● WHAT YOU WILL DO: Copy out every line exactly, passing over the pictures.

** start STORED DATA **

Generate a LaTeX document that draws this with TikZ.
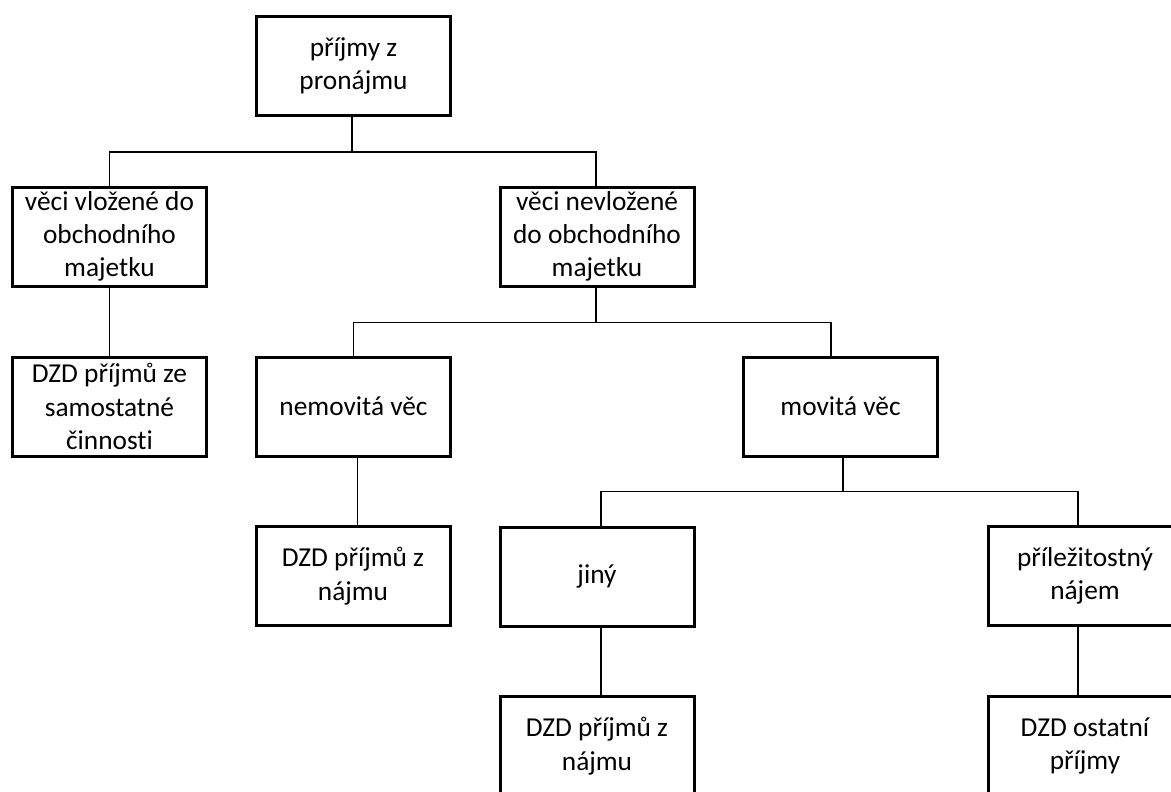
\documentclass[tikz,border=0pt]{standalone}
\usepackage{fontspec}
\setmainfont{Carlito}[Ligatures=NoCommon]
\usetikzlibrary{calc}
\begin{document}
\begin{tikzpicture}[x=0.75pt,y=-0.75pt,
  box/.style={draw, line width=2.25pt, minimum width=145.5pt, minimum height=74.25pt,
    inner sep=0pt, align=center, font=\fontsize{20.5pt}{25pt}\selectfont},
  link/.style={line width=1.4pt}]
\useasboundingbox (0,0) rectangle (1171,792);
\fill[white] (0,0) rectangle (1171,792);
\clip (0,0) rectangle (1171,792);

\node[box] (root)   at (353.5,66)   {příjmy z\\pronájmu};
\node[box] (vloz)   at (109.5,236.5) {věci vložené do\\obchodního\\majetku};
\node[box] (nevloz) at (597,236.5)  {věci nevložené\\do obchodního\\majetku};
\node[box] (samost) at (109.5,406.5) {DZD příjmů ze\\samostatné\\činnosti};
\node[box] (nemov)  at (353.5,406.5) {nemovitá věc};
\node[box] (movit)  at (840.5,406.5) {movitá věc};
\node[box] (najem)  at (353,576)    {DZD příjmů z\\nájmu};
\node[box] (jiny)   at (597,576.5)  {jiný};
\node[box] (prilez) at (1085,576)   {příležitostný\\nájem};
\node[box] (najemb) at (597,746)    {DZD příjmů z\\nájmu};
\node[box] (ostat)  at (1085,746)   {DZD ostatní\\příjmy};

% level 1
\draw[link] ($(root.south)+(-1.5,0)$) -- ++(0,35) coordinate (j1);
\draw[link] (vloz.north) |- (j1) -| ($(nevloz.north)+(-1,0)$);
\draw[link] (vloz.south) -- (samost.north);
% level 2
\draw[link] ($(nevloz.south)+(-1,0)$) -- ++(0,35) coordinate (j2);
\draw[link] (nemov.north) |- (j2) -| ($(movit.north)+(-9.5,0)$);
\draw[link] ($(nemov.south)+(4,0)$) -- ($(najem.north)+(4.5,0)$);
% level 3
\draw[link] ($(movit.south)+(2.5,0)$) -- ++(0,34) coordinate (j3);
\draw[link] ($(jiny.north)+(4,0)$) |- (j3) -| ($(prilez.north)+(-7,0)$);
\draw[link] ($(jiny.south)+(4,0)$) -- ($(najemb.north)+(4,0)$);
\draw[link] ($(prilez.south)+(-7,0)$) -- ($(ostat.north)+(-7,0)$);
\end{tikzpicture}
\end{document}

** end STORED DATA **

● RESPONSE TO THE TASK:
Generate a LaTeX document that draws this with TikZ.
\documentclass[tikz,border=0pt]{standalone}
\usepackage{fontspec}
\setmainfont{Carlito}[Ligatures=NoCommon]
\usetikzlibrary{calc}
\begin{document}
\begin{tikzpicture}[x=0.75pt,y=-0.75pt,
  box/.style={draw, line width=2.25pt, minimum width=145.5pt, minimum height=74.25pt,
    inner sep=0pt, align=center, font=\fontsize{20.5pt}{25pt}\selectfont},
  link/.style={line width=1.4pt}]
\useasboundingbox (0,0) rectangle (1171,792);
\fill[white] (0,0) rectangle (1171,792);
\clip (0,0) rectangle (1171,792);

\node[box] (root)   at (353.5,66)   {příjmy z\\pronájmu};
\node[box] (vloz)   at (109.5,236.5) {věci vložené do\\obchodního\\majetku};
\node[box] (nevloz) at (597,236.5)  {věci nevložené\\do obchodního\\majetku};
\node[box] (samost) at (109.5,406.5) {DZD příjmů ze\\samostatné\\činnosti};
\node[box] (nemov)  at (353.5,406.5) {nemovitá věc};
\node[box] (movit)  at (840.5,406.5) {movitá věc};
\node[box] (najem)  at (353,576)    {DZD příjmů z\\nájmu};
\node[box] (jiny)   at (597,576.5)  {jiný};
\node[box] (prilez) at (1085,576)   {příležitostný\\nájem};
\node[box] (najemb) at (597,746)    {DZD příjmů z\\nájmu};
\node[box] (ostat)  at (1085,746)   {DZD ostatní\\příjmy};

% level 1
\draw[link] ($(root.south)+(-1.5,0)$) -- ++(0,35) coordinate (j1);
\draw[link] (vloz.north) |- (j1) -| ($(nevloz.north)+(-1,0)$);
\draw[link] (vloz.south) -- (samost.north);
% level 2
\draw[link] ($(nevloz.south)+(-1,0)$) -- ++(0,35) coordinate (j2);
\draw[link] (nemov.north) |- (j2) -| ($(movit.north)+(-9.5,0)$);
\draw[link] ($(nemov.south)+(4,0)$) -- ($(najem.north)+(4.5,0)$);
% level 3
\draw[link] ($(movit.south)+(2.5,0)$) -- ++(0,34) coordinate (j3);
\draw[link] ($(jiny.north)+(4,0)$) |- (j3) -| ($(prilez.north)+(-7,0)$);
\draw[link] ($(jiny.south)+(4,0)$) -- ($(najemb.north)+(4,0)$);
\draw[link] ($(prilez.south)+(-7,0)$) -- ($(ostat.north)+(-7,0)$);
\end{tikzpicture}
\end{document}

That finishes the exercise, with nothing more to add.